Nachtaktive Kunst in Celle
Hannoversche Allgemeine Zeitung, 07.11.2008
Von Johanna Di Blasi
Es gehört schon Mut dazu, ein Museum zeitgenössischer Kunst in die Welt zu stellen, ohne reicher Erbe zu sein oder Großunternehmer. Und das nicht in irgendeiner peripheren Industrieimmobilie, sondern im Zentrum eines so schmucken und traditionsreichen Städtchens wie der Fachwerkhochburg Celle. Das „Kunstmuseum Celle mit Sammlung Robert Simon“ befindet sich in Sichtweite des Celler Schlosses und grenzt an das der Landeskunde gewidmete Bomann-Museum direkt an. Vor zehn Jahren hat Robert Simon, hannoverscher Galerist, Sammler und in Celle ehrenamtlicher Museumsdirektor, seine Idee eines 24-Stunden-Kunstmuseums (ohne zusätzliche Personalkosten) beim Deutschen Marken- und Patentamt unter der Nummer 39654828 patentieren lassen. Heute Abend wird in Celle die Jubiläumsschau „Strahlkraft&Leuchtzauber“ eröffnet.
Weithin sichtbar ist eine überraschend herzliche und von jedweden Untertönen freie Liebeserklärung Timm Ulrichs an das Museum und an Celle. Ein rot-weißes Blinkeherz, eingelassen in den gläsernen Museumsvorbau, morst sein Licht in den novembergrauen Tag und in die vorweihnachtliche Nacht hinaus. „Zwei, zu zweit“ von 1989/2008 ist eine Neonarbeit, bei der eine weiße „2“ auftaucht, dann spiegelverkehrt eine weitere „2“, und dann erstrahlt der herzförmige Innenraum zwischen den Zahlen in warmem Rot.
Weitere Lichtkunstneuerwerbungen stammen unter anderem vom Zero-Künstler Otto Piene (derzeit auch mit neuen Keramiken in Celle zu sehen), von Yvonne Goulbier und Francesco Mariotti.
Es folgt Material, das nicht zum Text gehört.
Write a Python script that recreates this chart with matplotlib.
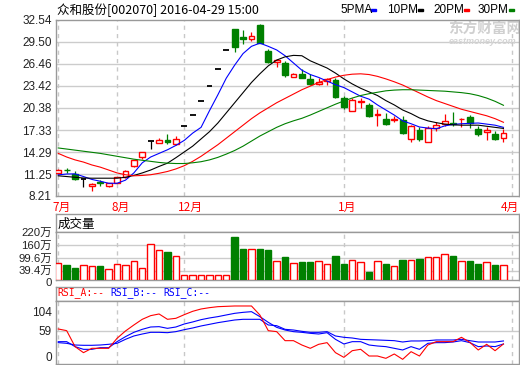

Die hannoversche Künstlerin Anne Nissen (derzeit auch mit Lichtkunst am Döhrener Turm in Hannover vertreten) bespielt das geräumige Dachgeschoss des Museums mit einer komplexen Videoinstallation („Second Sight“) zum Thema Spiegelung, Vision und Traumbild. Man steht mitten in dem pulsierenden Lichtwerk wie in einer magischen Höhle. Gefilmte Wasserflächen, Froschlaich und 100 gespiegelte Gesichter sind die Ingredienzien dieser schönen, symbolisch allerdings etwas überfrachteten Lichtarbeit.
Simon hat früh auf Lichtkunst gesetzt, noch bevor in Unna (Nordrhein-Westfalen) ein ausschließlich den künstlerischen Experimenten mit Glühbirnen, Leuchtstoffröhren, LEDs und Projektionen gewidmetes Museum gegründet wurde. Der Marketingexperte, der eine einträgliche Stelle in der Wirtschaft gegen freischaffendes Kunstmanagement eintauschte, hat sich in Celle mit seiner beharrlichen, freundlichen Art gegen alle Bedenkenträger den Weg freigekämpft. Mit Partnern aus Politik und Wirtschaft und gewieften Konstruktionen, etwa zur Einwerbung von EU-Fördermitteln, hat er das Sammlermuseum realisiert, das heute nicht mehr wegzudenken ist.
Die Jubiläumsschau im Kunstmuseum Celle, Schlossplatz, läuft bis 1. März, Eröffnung ist heute um 19 Uhr. Ein Bestandskatalog erscheint demnächst.